Mike and I have been keeping a close eye on the recent developments of Hurricane Irma which is barreling towards the Caribbean and Florida. We are currently in Central Florida, near the Orlando area, making some alterations to the bus and riding out our current “broke-ness” with family. Pretty much all of our family lives in Florida or in Puerto Rico. This storm is kind of a big deal.
Orlando doesn’t typically see very bad hurricane damage. We are a little too far inland and so the storm surge isn’t a big concern for us but we can get flooding and a lot of damage from the wind. Florida is a little bit more intimately familiar with the effects of a hurricane than most places in the U.S. We stick right out into the Atlantic and the Gulf of Mexico- like a giant beacon for incoming storms- and so we tend to take hurricane season pretty seriously. My senior year of high school we started 3 weeks late (and my house was without power for almost 3 weeks) after we got 3 back to back hurricanes.
We are not comfortable (and it’s really not a good idea at all) with riding out the storm while actually on the bus. The bus, while being higher off the ground than most vehicles, can easily flip trapping us inside if there is flooding; it would not be a stable place to be in the high wind speeds that hurricanes bring (nor is any other kind of mobile home); and there is a high chance for tornadoes that tend to happen on the outer bands of a hurricane and you do not want to be in a bus/RV/mobile home when tornadoes hit.
As of right now, unless the trajectory changes and the forecast looks a lot worse for the Central Florida area we will be riding the storm out at my mother’s house. That being said, if we get an evacuation order we will leave. I am a firm believer in obeying those orders when possible. It’s safer for you and for all of the emergency personnel that will have to get out there and rescue your ass. But, the bus brings an additional set of considerations as the storm advances. We need to find a safe place to park the bus while the storm hits, we need to block any water that could get into the bus, and we need to make sure that everything is packed up and we are supplied just in case it gets bad. I am almost always over-prepared vs under-prepared.
Our current plan is to tarp the bus to cover the hatches in the roof, board up the windows somehow, and move the bus into an empty field where no trees can fall on it. Our front hatch has a leak that definitely needs to be covered and, while the windows haven’t been a problem, we don’t trust them to remain watertight under hurricane force wind and rain. I used to have a 1987 El Camino (it was my first car, I was in high school so this would have been the 3 hurricane year) and we parked it out in the same field when the storms hit and it couldn’t take the wind and rain and an amazing amount of water got in the car. It was a pain to dry out and it smelled funky for ages…I’d like to not repeat the same thing with the bus especially given our recent mold issues (stay tuned for that fun adventure). We’ll also be removing any perishable items from the bus and storing them in the house as we won’t have power to the bus out there and we need to do some work on our generator to get it up and running again.
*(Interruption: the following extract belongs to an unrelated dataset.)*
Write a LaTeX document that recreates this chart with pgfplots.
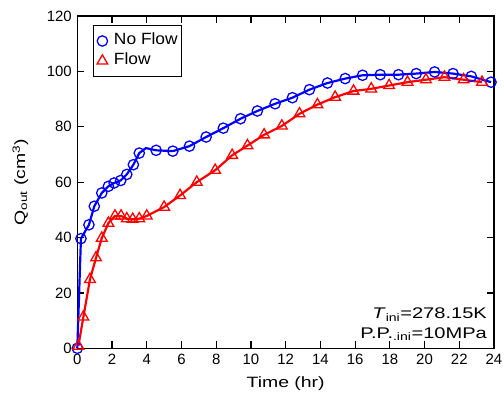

Outside of bus specific stuff, there are a whole bunch of other things that you want to have ready in the event of a hurricane so we’ve provided a checklist below. Not all of these may apply to you but it’s a good starting point for preparing for a storm. The Red Cross also has a checklist here that you can check out as well.
Hurricane Ready Checklist
- Tarps to cover emergency roof hatches
- Material to cover/board bus windows
- Safe place to park the bus away from any trees and away from house/shelter
- Remove food from fridge/freezer and transport to shelter
- Pack away any outdoor furniture, umbrellas, lights, bikes, etc.
- Generator Maintenance
- Non-perishable food- dry goods, canned goods, etc (at least 3 days worth, more if possible)
- Gasoline/Diesel – extra and make sure to fill all vehicle tanks up before the storm hits
- Cooking Material- charcoal, propane, isobutene, JetBoil, grill, etc.
- Hurricane Lamps/Candles
- Water- a lot of water, at least 3 days worth but as much as possible
- Baby Supplies- diapers, bottles, formula etc.
- Bathroom Plan (not usually an issue unless you’re on a electricity-powered well system and the power goes out)
- Personal Hygiene and Sanitation Supplies- toilet paper, pads, tampons, wet wipes, etc
- Dog/Pet Food and Supplies- make sure collars and tags are on the animal and keep a close eye on them, animals can bolt when very frightened and escape
- Weather Radio- battery or hand crank powered
- Cell Phones and Chargers and Backup Battery chargers (if possible)
- Medical Supplies- medications, hearing aids, batteries, spares, etc
- First Aid Kit
- Clean Clothing
- Copies of Personal Documents Gathered Together
- Family and Emergency Contact Information
- Evacuation Plan- just in case, if an evacuation is ordered and you can get out, GO!!!
Let us know in the comments if you think we missed something!